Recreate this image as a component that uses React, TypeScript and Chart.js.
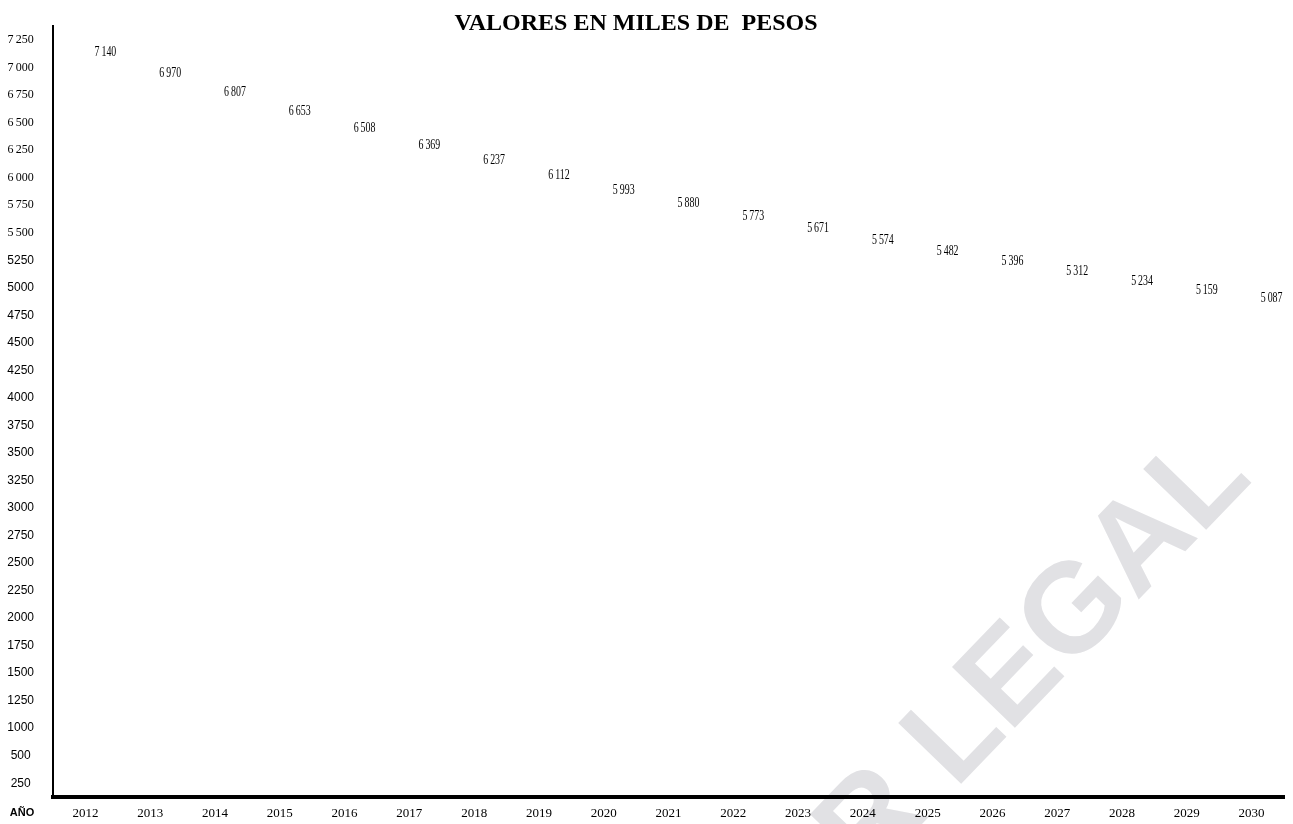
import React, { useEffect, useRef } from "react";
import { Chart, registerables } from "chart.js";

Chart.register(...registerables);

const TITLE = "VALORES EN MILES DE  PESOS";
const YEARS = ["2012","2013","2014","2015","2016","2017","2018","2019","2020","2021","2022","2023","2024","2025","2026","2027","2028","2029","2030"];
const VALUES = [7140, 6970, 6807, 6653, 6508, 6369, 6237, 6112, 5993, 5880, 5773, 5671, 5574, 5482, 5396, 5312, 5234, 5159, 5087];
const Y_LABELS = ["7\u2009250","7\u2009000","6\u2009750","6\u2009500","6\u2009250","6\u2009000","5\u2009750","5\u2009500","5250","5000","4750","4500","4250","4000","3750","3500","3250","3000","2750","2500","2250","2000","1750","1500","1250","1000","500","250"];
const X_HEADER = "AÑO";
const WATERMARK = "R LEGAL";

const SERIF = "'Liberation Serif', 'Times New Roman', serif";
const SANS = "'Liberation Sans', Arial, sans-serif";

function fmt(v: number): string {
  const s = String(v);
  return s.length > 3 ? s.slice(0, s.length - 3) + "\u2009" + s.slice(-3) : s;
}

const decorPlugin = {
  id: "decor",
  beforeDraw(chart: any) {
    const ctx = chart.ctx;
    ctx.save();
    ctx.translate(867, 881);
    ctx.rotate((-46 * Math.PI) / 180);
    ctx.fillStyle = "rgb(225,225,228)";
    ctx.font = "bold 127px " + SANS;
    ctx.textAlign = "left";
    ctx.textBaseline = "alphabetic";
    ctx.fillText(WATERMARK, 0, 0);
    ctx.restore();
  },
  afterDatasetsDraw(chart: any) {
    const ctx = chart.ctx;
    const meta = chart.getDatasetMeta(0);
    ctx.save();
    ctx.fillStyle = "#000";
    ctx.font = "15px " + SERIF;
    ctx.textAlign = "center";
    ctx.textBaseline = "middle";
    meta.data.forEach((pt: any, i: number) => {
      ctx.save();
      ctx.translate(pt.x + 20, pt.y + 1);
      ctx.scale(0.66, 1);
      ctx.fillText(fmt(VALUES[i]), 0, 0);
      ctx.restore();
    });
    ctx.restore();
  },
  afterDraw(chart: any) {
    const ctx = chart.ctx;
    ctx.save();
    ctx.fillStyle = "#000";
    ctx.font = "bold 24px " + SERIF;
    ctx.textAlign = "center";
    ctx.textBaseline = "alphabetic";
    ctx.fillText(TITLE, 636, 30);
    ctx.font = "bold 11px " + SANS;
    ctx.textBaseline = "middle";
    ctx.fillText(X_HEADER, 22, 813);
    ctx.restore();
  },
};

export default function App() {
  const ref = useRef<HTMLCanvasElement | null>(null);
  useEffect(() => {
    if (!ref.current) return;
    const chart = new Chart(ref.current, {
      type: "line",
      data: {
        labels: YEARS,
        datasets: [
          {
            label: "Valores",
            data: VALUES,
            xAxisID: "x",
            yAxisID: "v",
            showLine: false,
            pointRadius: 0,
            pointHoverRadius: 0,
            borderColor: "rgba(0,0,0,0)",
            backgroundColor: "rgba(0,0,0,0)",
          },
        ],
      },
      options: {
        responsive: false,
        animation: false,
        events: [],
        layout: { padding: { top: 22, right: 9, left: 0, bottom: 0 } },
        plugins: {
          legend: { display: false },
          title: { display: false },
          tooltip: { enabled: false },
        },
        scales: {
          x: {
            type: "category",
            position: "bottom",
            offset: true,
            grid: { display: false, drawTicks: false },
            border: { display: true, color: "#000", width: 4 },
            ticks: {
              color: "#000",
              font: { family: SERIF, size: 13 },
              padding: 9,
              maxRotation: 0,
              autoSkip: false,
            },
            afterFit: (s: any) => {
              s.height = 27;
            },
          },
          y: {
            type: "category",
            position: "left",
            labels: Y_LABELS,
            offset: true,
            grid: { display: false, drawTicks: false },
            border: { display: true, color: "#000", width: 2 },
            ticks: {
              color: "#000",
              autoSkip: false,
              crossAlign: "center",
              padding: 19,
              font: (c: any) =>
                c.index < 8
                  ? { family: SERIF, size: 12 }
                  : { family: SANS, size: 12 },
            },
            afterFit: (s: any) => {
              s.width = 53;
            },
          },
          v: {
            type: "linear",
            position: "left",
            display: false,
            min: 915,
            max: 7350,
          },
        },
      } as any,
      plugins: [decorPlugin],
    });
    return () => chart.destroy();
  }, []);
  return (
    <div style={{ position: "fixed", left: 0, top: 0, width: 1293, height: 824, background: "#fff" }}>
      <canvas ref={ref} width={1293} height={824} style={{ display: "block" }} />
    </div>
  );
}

**Stated problem**
Say how many lines above contain the string "React". Answer with the number only.

**Worked solution**
2